Statelessness

December 31, 2010

I have, at the same time, both a wonderful and an abysmal memory. I cannot remember many conversations with friends; to their frustration I tell them the same things over and over sometimes. But I can remember numbers, algorithms, or “relevant” facts with ease. (For a definition of relevant, see Rands’ The Nerd Handbook and the annoyingly efficient relevancy engine.) This odd property, and the growing complexity of my life has forced me to trend towards a certain kind of operating procedure that I’ve started to call statelessness.

Being stateless is the opposite of maintaining lots of state. This could translate to [independent trials](http://en.wikipedia.org/wiki/Independence_(probability_theory) in statistics like separate flips of a coin or Poisson processes. In software, dealing with something in a stateless manner greatly simplifies design because there’s so much less to worry about. Each transaction, operation, or whatever can be dealt with independently rather than in consideration of many other transactions.

Interestingly, in life, dealing with things in a stateless manner translates roughly to honesty. If you aren’t maintaining state there’s nothing to translate into a coherent set of lies, or a facade of yourself, or anything like that. It becomes much simpler to operate because, well, there’s less state to deal with. As life gets more and more complex, I think the only two options are to trend towards statelessness or to get completely mired down by trying to deal with too much state.

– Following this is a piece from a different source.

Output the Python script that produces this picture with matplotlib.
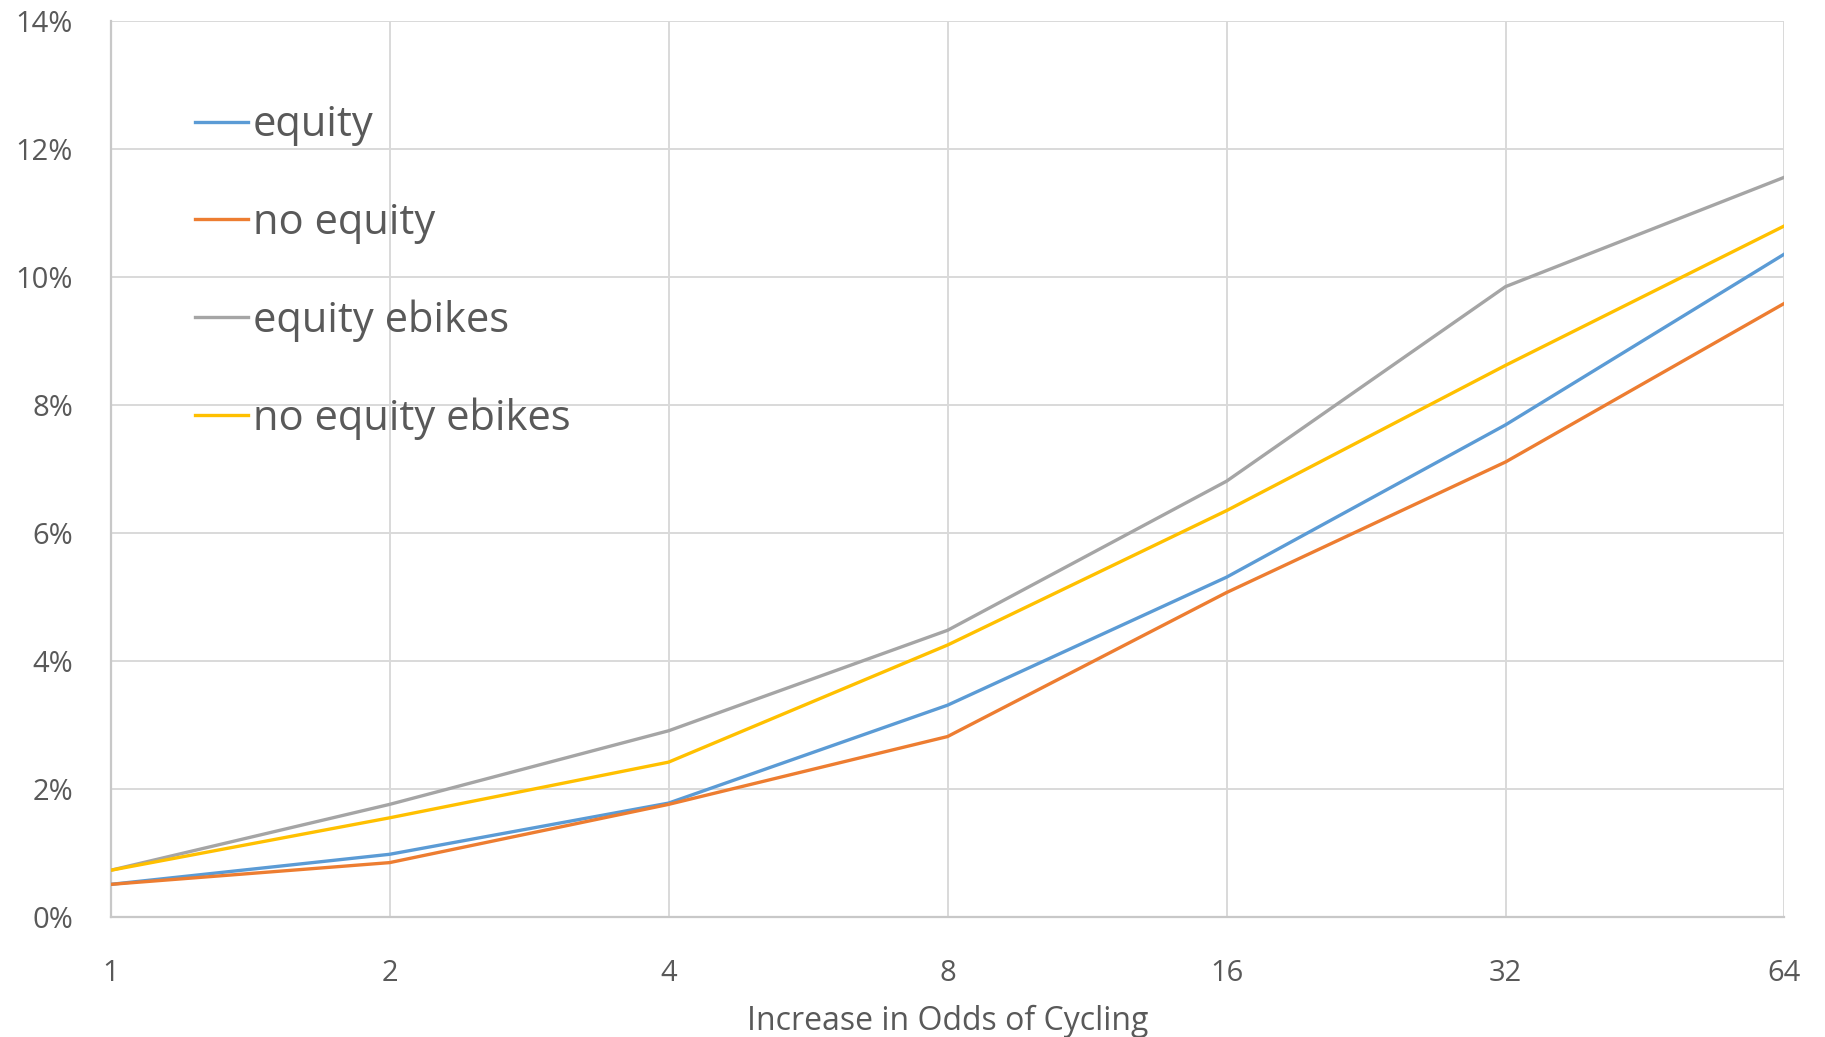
import numpy as np
import matplotlib.pyplot as plt
from matplotlib.ticker import FixedLocator, FixedFormatter

# odds multipliers and share of trips (%)
odds = [1, 2, 4, 8, 16, 32, 64]
equity = [0.51, 0.98, 1.78, 3.31, 5.31, 7.69, 10.36]
no_equity = [0.51, 0.85, 1.76, 2.82, 5.07, 7.11, 9.59]
equity_ebikes = [0.73, 1.76, 2.91, 4.48, 6.81, 9.85, 11.56]
no_equity_ebikes = [0.73, 1.55, 2.42, 4.25, 6.35, 8.62, 10.80]

series = [
    ('equity', equity, '#5B9BD5'),
    ('no equity', no_equity, '#ED7D31'),
    ('equity ebikes', equity_ebikes, '#A5A5A5'),
    ('no equity ebikes', no_equity_ebikes, '#FFC000'),
]

txt = '#595959'
grid = '#D9D9D9'
plt.rcParams['font.family'] = ['Open Sans', 'DejaVu Sans']

fig = plt.figure(figsize=(18.25, 10.37), dpi=100)
ax = fig.add_axes([0.0606, 0.1157, 0.9172, 0.864])

for nombre, y, c in series:
    ax.plot(odds, y, color=c, lw=2.4, label=nombre, solid_joinstyle='round', zorder=3)

ax.set_xscale('log', base=2)
ax.set_xlim(1, 64)
ax.set_ylim(0, 14)
ax.xaxis.set_major_locator(FixedLocator(odds))
ax.xaxis.set_major_formatter(FixedFormatter([str(o) for o in odds]))
ax.xaxis.set_minor_locator(FixedLocator([]))
yt = np.arange(0, 15, 2)
ax.set_yticks(yt)
ax.set_yticklabels(['{}%'.format(v) for v in yt])

ax.grid(True, color=grid, lw=1.4, zorder=0)
ax.tick_params(length=0, labelsize=21, colors=txt)
ax.tick_params(axis='y', pad=27)
ax.tick_params(axis='x', pad=30)
for s in ['top', 'right']:
    ax.spines[s].set_visible(False)
for s in ['left', 'bottom']:
    ax.spines[s].set_color('#C8C8C8')
    ax.spines[s].set_linewidth(1.6)

ax.set_xlabel('Increase in Odds of Cycling', fontsize=23, color=txt, labelpad=12)

leg = ax.legend(loc='upper left', bbox_to_anchor=(0.0507, 0.907), frameon=False,
                fontsize=30, handlelength=1.25, handletextpad=0.13,
                labelspacing=1.33, borderpad=0, borderaxespad=0)
for t in leg.get_texts():
    t.set_color(txt)

fig.savefig('out.png', dpi=100, facecolor='white')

When I talk about life getting more complex, I’m describing a lot more state being introduced into a person’s life. There’s two kinds of “busy” - the busy you get when you’re motivated and have a lot of things you need or want to do, and the kind of busy you get when you have a lot of idle time. The latter tends to be unproductive. The former is the productive complexity I’m thinking about.

I think this is how most highly functioning people operate. A good executive officer (or anyone “at the helm”, like a ship’s captain) will take the information available, evaluate it, and come up with a set of conclusions and drive forward. They usually won’t wallow in their decision or delay. If they do, they probably won’t last long in their post.

The opposite is also true. Gossip mongering and over-emphasis of things like fashion or silly culture - basically shows like The Real Housewives - only occurs when life is idle. When there’s not enough state to make people’s lives interesting (afterall, humans are complex) they invent state, and usually make things worse for themselves.

It’s a fascinating idea that to be able to deal with more state in your life you have to approach it in a stateless manner. But what does this mean exactly? I think it means taking each decision or situation that you’re confronted with as independent from others and evaluating it only on the information available. Sometimes, of course, this will mean digging for more information. Which means you get to ask the right questions, one of the many benefits of operating like this. Asking questions keeps you humble. Approaching every conversation independently keeps you from holding grudges or worrying about past experiences.

I’m still not sure that statelessness is quite the right word for this yet. I wonder if the notion of having a small cache is more appropriate. You should keep some small amount of state in the same way that a CPU uses a small, tidy L2 cache instead of slower, larger memory. These are your defaults. The small set of axiomatic rules that you start with when evaluating what’s around you. Every situation means you check these rules again, making sure they’re still appropriate. Instead of a Least Recently Used cache, maybe it’s a Least Generally Applicable cache.

I’ve heard people describe one of the main themes of Stephen King’s book On Writing as honesty in writing. But not strict honesty, in that Carrie, The Stand, or many of his other books are ridiculous fiction. Rather, they have the feel of truth and are convincing in their story. Statelessness has the same feel about it to me. It’s not strictly true, factual, or honest. It doesn’t create the best possible outcome in every situation either. It does get things moving and help you to be truly critical about situations without being over-critical. When I was worried about performing at work, I asked a very good friend of mine. He said, “Just do the best you can, every day.” That’s stateless. And it’s both humbling and gratifying.